For awhile I called the truck the no-name bitch, as I was upset with her, that she was breaking down on me, turning up all sorts of rude and costly surprises, showing me in no uncertain terms that she wasn’t sure she wanted me to be her new owner. She also showed me she’d been used and abused, a fact that led Betty to suggest the name “Roxie” to me. Betty is my special lady friend from Seattle who’s been spending the month of August here with me. Well, the name “Roxie” fit the truck to a T for several reasons. One, “Roxie” hints of a slick-looking lady with a little too much makeup on, who is way older than she appears, has been rode hard and put up wet, but still has a good heart. Two, Sting has a great song on one of his albums I have, called “Roxanne.” It goes, “Roxanne, you don’t need to turn your red light on…” Betty and I decided that she would be Roxanne when she was acting like a classy lady, and “Roxie” when she was being the trick-playing, mean-spirited bitch we’d already seen in her. So, for now, Roxie was in the shop, and we had no idea which of her we’d get when she finally came home.

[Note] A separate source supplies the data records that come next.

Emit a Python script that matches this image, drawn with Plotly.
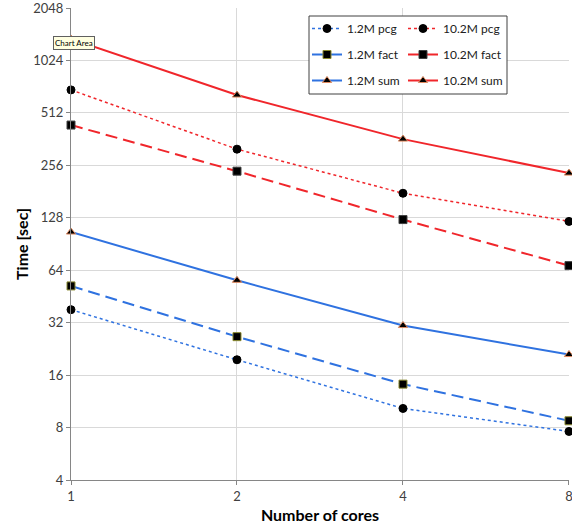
import plotly.graph_objects as go

cores = [1, 2, 4, 8]
pcg_1_2M = [38, 19.6, 10.3, 7.6]
pcg_10_2M = [694, 317, 177, 122]
fact_1_2M = [52, 26.6, 14.2, 8.75]
fact_10_2M = [436, 237, 125, 68]
sum_1_2M = [106, 56, 30.8, 21]
sum_10_2M = [1360, 648, 362, 231]
y_ticks = [4, 8, 16, 32, 64, 128, 256, 512, 1024, 2048]

BLUE = "#2f72e0"
RED = "#f0262b"
FONT = "Lato"

series = [
    ("1.2M pcg", pcg_1_2M, BLUE, "dot", "circle", "black", "legend"),
    ("1.2M fact", fact_1_2M, BLUE, "dash", "square", "#8a8a30", "legend"),
    ("1.2M sum", sum_1_2M, BLUE, "solid", "triangle-up", "#e08a60", "legend"),
    ("10.2M pcg", pcg_10_2M, RED, "dot", "circle", "black", "legend2"),
    ("10.2M fact", fact_10_2M, RED, "dash", "square", "#404040", "legend2"),
    ("10.2M sum", sum_10_2M, RED, "solid", "triangle-up", "#e08a60", "legend2"),
]

fig = go.Figure()
for name, vals, col, dash, sym, mline, leg in series:
    fig.add_trace(go.Scatter(
        x=cores, y=vals, name=name, mode="lines+markers",
        line=dict(color=col, width=2 if dash != "dot" else 1.5,
                  dash=dash if dash != "dash" else "12px,6px"),
        marker=dict(symbol=sym, color="black", size=8, line=dict(color=mline, width=1)),
        legend=leg, legendgroup=name, cliponaxis=False,
    ))

PL, PR, PT, PB = 71, 569, 8, 480
PW, PH = PR - PL, PB - PT

def px(x):
    return (x - PL) / PW

def py(y):
    return (PB - y) / PH

leg_common = dict(yanchor="top", xanchor="left", bgcolor="rgba(0,0,0,0)",
                  font=dict(size=12, color="#202020", family=FONT),
                  tracegroupgap=7, itemwidth=30)

fig.update_layout(
    width=572, height=529,
    margin=dict(l=PL, r=572 - PR, t=PT, b=529 - PB),
    paper_bgcolor="white", plot_bgcolor="white",
    font=dict(family=FONT, size=13, color="#404040"),
    showlegend=True,
    legend=dict(x=px(307), y=py(14), **leg_common),
    legend2=dict(x=px(403), y=py(14), **leg_common),
    shapes=[dict(type="rect", xref="paper", yref="paper",
                 x0=px(309), x1=px(507), y0=py(94), y1=py(16),
                 fillcolor="white", line=dict(color="#404040", width=1),
                 layer="above")],
    annotations=[dict(text="Chart Area", xref="paper", yref="paper",
                      x=px(53), y=py(43),
                      xanchor="left", yanchor="middle", showarrow=False,
                      font=dict(size=8, color="black", family=FONT),
                      bgcolor="#ffffe1", bordercolor="#606060",
                      borderwidth=1, borderpad=1)],
)

fig.update_xaxes(
    type="log", range=[0, 0.90312], tickvals=cores, ticktext=[str(c) for c in cores],
    showgrid=True, gridcolor="#d9d9d9", gridwidth=1,
    showline=True, linecolor="#868686", linewidth=1,
    ticks="outside", ticklen=4, tickcolor="#868686",
    zeroline=False, automargin=False, ticklabeloverflow="allow",
    title=dict(text="<b>Number of cores</b>", font=dict(size=16, color="black", family=FONT), standoff=7),
)
fig.update_yaxes(
    type="log", range=[0.60206, 3.31133], tickvals=y_ticks, ticktext=[str(t) for t in y_ticks],
    showgrid=True, gridcolor="#d9d9d9", gridwidth=1,
    showline=True, linecolor="#868686", linewidth=1,
    ticks="outside", ticklen=4, tickcolor="#868686",
    zeroline=False, automargin=False, ticklabeloverflow="allow",
    title=dict(text="<b>Time [sec]</b>", font=dict(size=16, color="black", family=FONT), standoff=0),
)

fig.write_html("out.html", config={"displayModeBar": False},
               post_script="document.body.style.margin='0';")
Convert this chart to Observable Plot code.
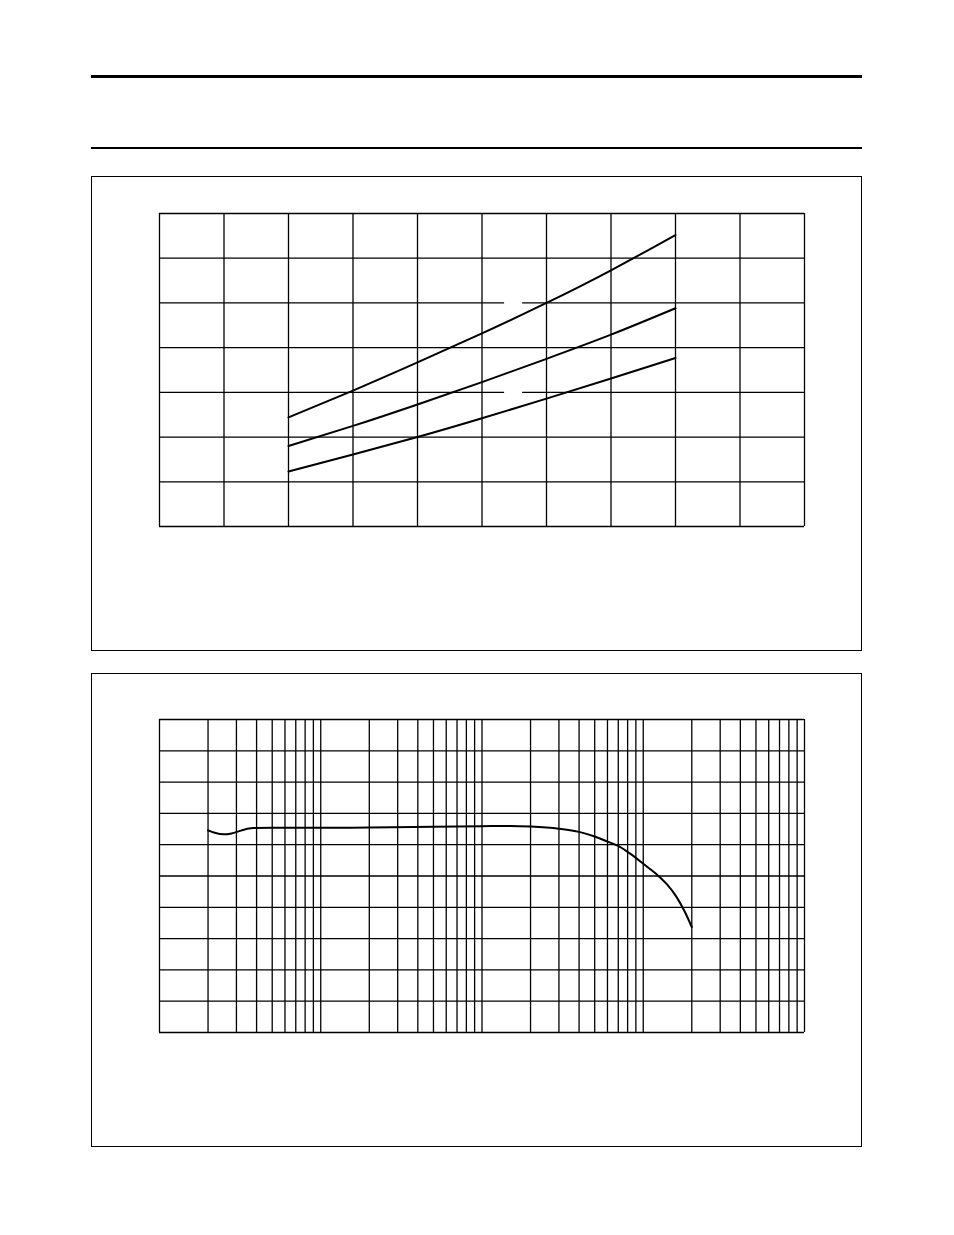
<!DOCTYPE html>
<html>
<head>
<meta charset="utf-8">
<script src="https://cdn.jsdelivr.net/npm/d3@7"></script>
<script src="https://cdn.jsdelivr.net/npm/@observablehq/plot@0.6"></script>
<style>
  html, body { margin: 0; padding: 0; background: #fff; width: 954px; height: 1235px; overflow: hidden; font-family: "Liberation Sans", Arial, sans-serif; }
  .abs { position: absolute; }
  .rule { position: absolute; left: 91px; width: 771px; background: #000; }
  .box { position: absolute; border: 1px solid #000; box-sizing: border-box; pointer-events: none; }
</style>
</head>
<body>
<div class="rule" style="top:75px;height:3px"></div>
<div class="rule" style="top:147px;height:2px"></div>
<div class="box" style="left:91px;top:176px;width:771px;height:475px"></div>
<div class="box" style="left:91px;top:673px;width:771px;height:474px"></div>
<div id="c1" class="abs" style="left:91px;top:176px"></div>
<div id="c2" class="abs" style="left:91px;top:673px"></div>
<script>
// ---------- Chart 1 (linear grid, three curves) ----------
const grid1X = [0, 1, 2, 3, 4, 5, 6, 7, 8, 9, 10];
const grid1Y = [0, 1, 2, 3, 4, 5, 6, 7];
const curveX = [2, 3, 4, 5, 6, 7, 8];
const curveTop = [2.44, 3.04, 3.67, 4.32, 5.00, 5.73, 6.52];
const curveMid = [1.80, 2.25, 2.73, 3.23, 3.75, 4.29, 4.88];
const curveLow = [1.23, 1.61, 2.00, 2.42, 2.86, 3.31, 3.77];
// gaps left in grid lines where curve labels once stood
const labelGapX1 = [5.35, 5.35];
const labelGapX2 = [5.63, 5.63];
const labelGapY = [5, 3];

// ---------- Chart 2 (log-frequency grid, response curve) ----------
const grid2Y = [0, 1, 2, 3, 4, 5, 6, 7, 8, 9, 10];
const decades = [10, 100, 1000, 10000];
const multiples = [1, 2, 3, 4, 5, 6, 7, 8, 9];
const respF = [20, 22, 25, 28, 32, 38, 50, 100, 200, 500, 1000, 1500, 2000, 3000, 4000, 5000, 6000, 7000, 8000, 9000, 10000, 12000, 14000, 16000, 18000, 20000];
const respY = [6.46, 6.38, 6.33, 6.36, 6.45, 6.53, 6.54, 6.54, 6.55, 6.57, 6.59, 6.60, 6.58, 6.51, 6.41, 6.26, 6.10, 5.96, 5.77, 5.58, 5.39, 5.07, 4.74, 4.35, 3.88, 3.37];

const gridStroke = 1.3;
const curveStroke = 2;

const series1 = [
  ...curveX.map((x, i) => ({x, y: curveTop[i], s: "a"})),
  ...curveX.map((x, i) => ({x, y: curveMid[i], s: "b"})),
  ...curveX.map((x, i) => ({x, y: curveLow[i], s: "c"}))
];
const gaps = labelGapY.map((y, i) => ({x1: labelGapX1[i], x2: labelGapX2[i], y}));

const p1 = Plot.plot({
  width: 771, height: 475,
  marginLeft: 68, marginRight: 58, marginTop: 37, marginBottom: 125,
  x: {domain: [0, 10], axis: null},
  y: {domain: [0, 7], axis: null},
  marks: [
    Plot.ruleX(grid1X, {stroke: "#000", strokeWidth: gridStroke}),
    Plot.ruleY(grid1Y, {stroke: "#000", strokeWidth: gridStroke}),
    Plot.ruleY(gaps, {x1: "x1", x2: "x2", y: "y", stroke: "#fff", strokeWidth: 3}),
    Plot.line(series1, {x: "x", y: "y", z: "s", stroke: "#000", strokeWidth: curveStroke, curve: "natural"})
  ]
});
document.getElementById("c1").appendChild(p1);

const grid2X = [];
decades.forEach(d => multiples.forEach(m => grid2X.push(d * m)));
grid2X.push(100000);
const resp = respF.map((f, i) => ({f, y: respY[i]}));

const p2 = Plot.plot({
  width: 771, height: 474,
  marginLeft: 68, marginRight: 58, marginTop: 46, marginBottom: 115,
  x: {type: "log", domain: [10, 100000], axis: null},
  y: {domain: [0, 10], axis: null},
  marks: [
    Plot.ruleX(grid2X, {stroke: "#000", strokeWidth: gridStroke}),
    Plot.ruleY(grid2Y, {stroke: "#000", strokeWidth: gridStroke}),
    Plot.line(resp, {x: "f", y: "y", stroke: "#000", strokeWidth: curveStroke, curve: "monotone-x"})
  ]
});
document.getElementById("c2").appendChild(p2);
</script>
</body>
</html>
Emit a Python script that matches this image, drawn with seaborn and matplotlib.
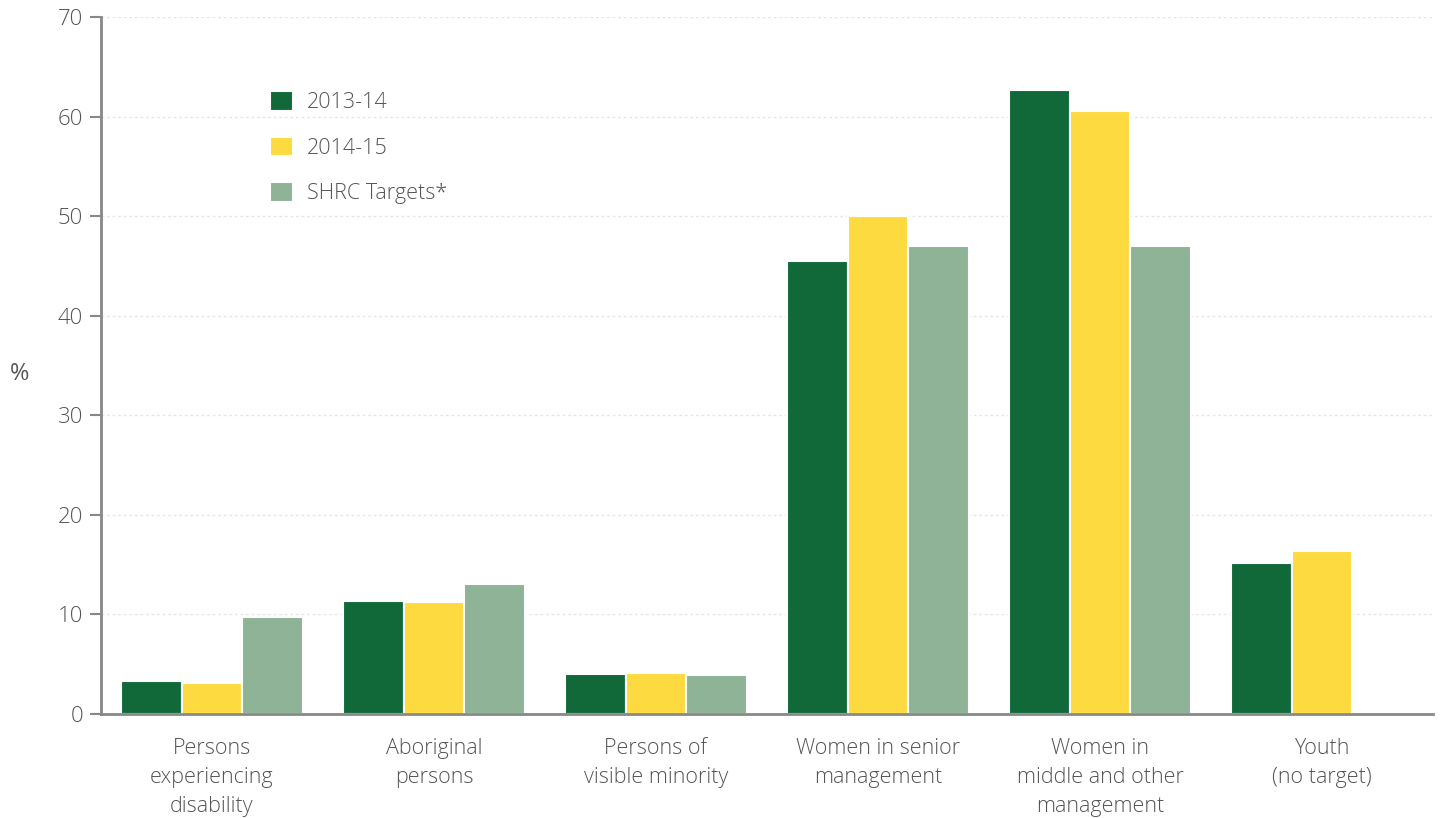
import matplotlib
matplotlib.use("Agg")
import matplotlib.pyplot as plt
import seaborn as sns
import pandas as pd
import numpy as np

categories = ["Persons\nexperiencing\ndisability", "Aboriginal\npersons", "Persons of\nvisible minority",
              "Women in senior\nmanagement", "Women in\nmiddle and other\nmanagement", "Youth\n(no target)"]
series_names = ["2013-14", "2014-15", "SHRC Targets*"]
v_2013 = [3.3, 11.4, 4.0, 45.5, 62.7, 15.2]
v_2014 = [3.1, 11.3, 4.1, 50.0, 60.6, 16.4]
v_target = [9.7, 13.1, 3.9, 47.0, 47.0, np.nan]
colors = ["#11693A", "#FDDB40", "#8EB396"]
yticks = [0, 10, 20, 30, 40, 50, 60, 70]

rows = []
for name, vals in zip(series_names, [v_2013, v_2014, v_target]):
    for c, v in zip(categories, vals):
        rows.append({"cat": c, "series": name, "value": v})
df = pd.DataFrame(rows)

sns.set_theme(style="white")
plt.rcParams["font.family"] = ["Open Sans", "DejaVu Sans"]
plt.rcParams["font.weight"] = 300
txt = "#555555"

fig = plt.figure(figsize=(14.42, 8.18), dpi=100)
ax = fig.add_axes([0.0700, 0.1271, 0.9238, 0.8521])
sns.barplot(data=df, x="cat", y="value", hue="series", order=categories, hue_order=series_names,
            palette=colors, width=0.82, edgecolor="white", linewidth=1.5, saturation=1,
            ax=ax, errorbar=None)
ax.set_xlim(-0.5, 5.5)
ax.set_ylim(0, 70)
ax.set_yticks(yticks)
ax.set_yticklabels([str(t) for t in yticks], fontsize=16, color=txt)
ax.tick_params(axis="y", left=True, length=8, width=1.5, color="#888888", pad=5)
ax.tick_params(axis="x", bottom=False, labelsize=15.5, labelcolor=txt, pad=11)
ax.yaxis.grid(True, color="#e6e6e6", linestyle=(0, (2, 2)), linewidth=1)
ax.set_axisbelow(True)
for s in ["top", "right"]:
    ax.spines[s].set_visible(False)
for s in ["left", "bottom"]:
    ax.spines[s].set_color("#888888")
    ax.spines[s].set_linewidth(2)
ax.set_xlabel("")
ax.set_ylabel("%", rotation=0, fontsize=17, color=txt)
ax.yaxis.set_label_coords(-0.061, 0.47)
for lab in ax.get_xticklabels():
    lab.set_linespacing(1.5)

leg = ax.legend(loc="upper left", bbox_to_anchor=(0.1205, 0.906), frameon=False, fontsize=15.5,
                handlelength=1.05, handleheight=1.05, labelspacing=1.07, handletextpad=0.65,
                borderaxespad=0)
for t in leg.get_texts():
    t.set_color(txt)

fig.savefig("out.png", dpi=100)
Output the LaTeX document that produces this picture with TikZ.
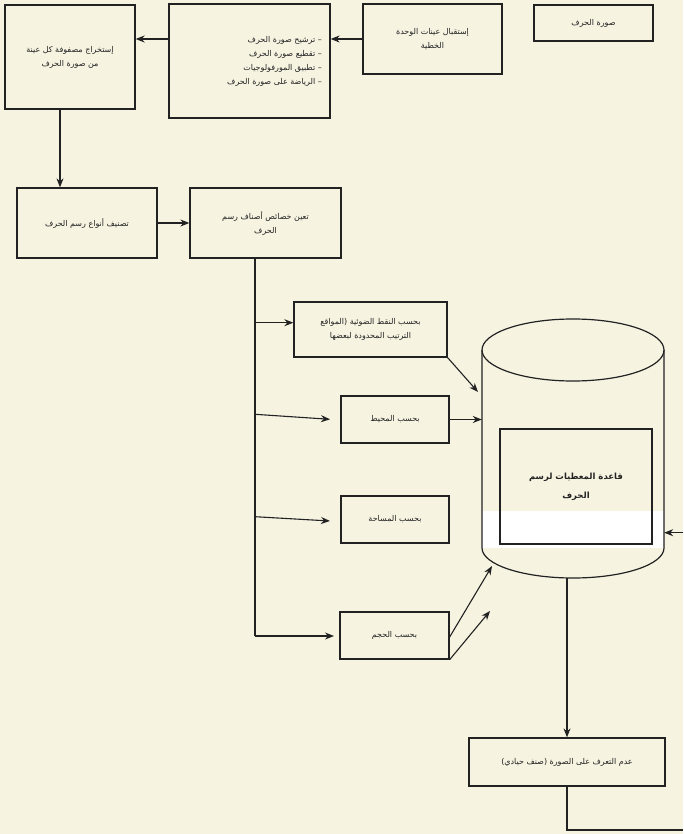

Meanwhile, my favorite old truck, Iron Jack, was in denial. A most horrible thing had suddenly happened in his otherwise very simple and straightforward life. His owner (me) had, without warning, introduced him to his new older sister. She was taller than Jack, stylish and stately, with great lines and an attitude. Her name, he found out later, was Roxanne. His owner (me) had been walking around her, putting new plates on her, touching and cleaning her up, and (ugh!) had been calling her “Roxie.” It was sickening.

After ignoring her for a week, she suddenly disappeared for nearly a month. Jack hoped she was, perhaps, just passing through and might have been sold. No sooner did he feel she was gone for good when she showed up in the driveway again, looking and sounding stronger and finer than ever. By listening very hard to the conversations around the cabin he was able to figure out that a nice chunk of change had been spent on her to replace worn, rusted and broken parts. She now had new bearings, hubs and brakes, all new hoses & brake lines, some new electrical lines, some new gears in the tranny and two new glasspack mufflers. The overdrive had been fixed, a new stereo sparkled in the dash and the engine compartment looked brand new, with a new distributor, coil and air filter. Not to mention the new heater coil that was on the way. It was a nightmare of colossal proportions. Roxanne was now newer, faster and prettier than Jack. He sat quietly in front of the garage, his back to us, in total pain.

“Jack is sad,” Betty said to me one day after Roxie had been back about a week.
“I can tell he feels bad.”

“Oh, I know it. But I don’t know what to do…”

“Maybe we should take him up into the high country. You told me once that’s what he does best… bounce around up there in 4-wheel drive with heavy loads…”

She was right, of course. Iron Jack’s specialty was up in the mountains on tough, rocky roads, with branches scraping past the windshield and his 4 wheels scratching for traction up a steep grade. That was it! We needed to remind him that we love him, that we know the things he does better than any other truck, things he does effortlessly, with strength and confidence… things that Roxie could never do. And that’s exactly what we did.

He didn’t start right away, but finally fired with a sullen roar. I almost said something to him about his attitude, but decided to go easy on him… he’d had a rough time lately. And it had been my fault. So we loaded up the chain saw, Betty and a picnic lunch and headed for the high country in a tentative Iron Jack.

He soon figured out that he was still king of the mountain trails, and he growled with confidence as we started up the rough trail in Linder Gulch. When we put him in 4-wheel drive, that was it… he knew he was still wanted and needed and that no frilly hot rod of a girlie old pickup was going to replace him. He bounced and scratched up through the timber until we came upon a cache of dead fallen that we couldn’t refuse. I sawed it into loadable lengths while Betty loaded it into Iron Jack’s bed.














It couldn’t have taken us more than a half hour there to get a full load. Then we eased on up to the top, had our picnic up there under the trees, and headed on back home. Jack never missed a lick for the rest of the day, and when we got back on the highway he sang up the road to V.C. as if he were empty, rather than loaded to the hilt.

He still stopped in front of the garage with his back to Roxie, but now it was in defiance. He made sure she saw the big load of wood he had carried home, and he wanted us to leave it in there a few days just to make his point. Roxied handled the whole incident much as a Siamese cat would… utter indifference, as if she were primping in a hand mirror and simply couldn’t be bothered. But Iron Jack had made his point.

Later, we got them together and told them both they’d best play nicely if they expected to keep receiving the bennies & perks from their owner (me) that they were getting used to. No words were spoken, but Betty and I think an uneasy truce might have been struck this week.

So far, no backfires, failures to start or sudden antifreeze messes on the floor. There finally seems to be some peace in the valley again. One can only hope.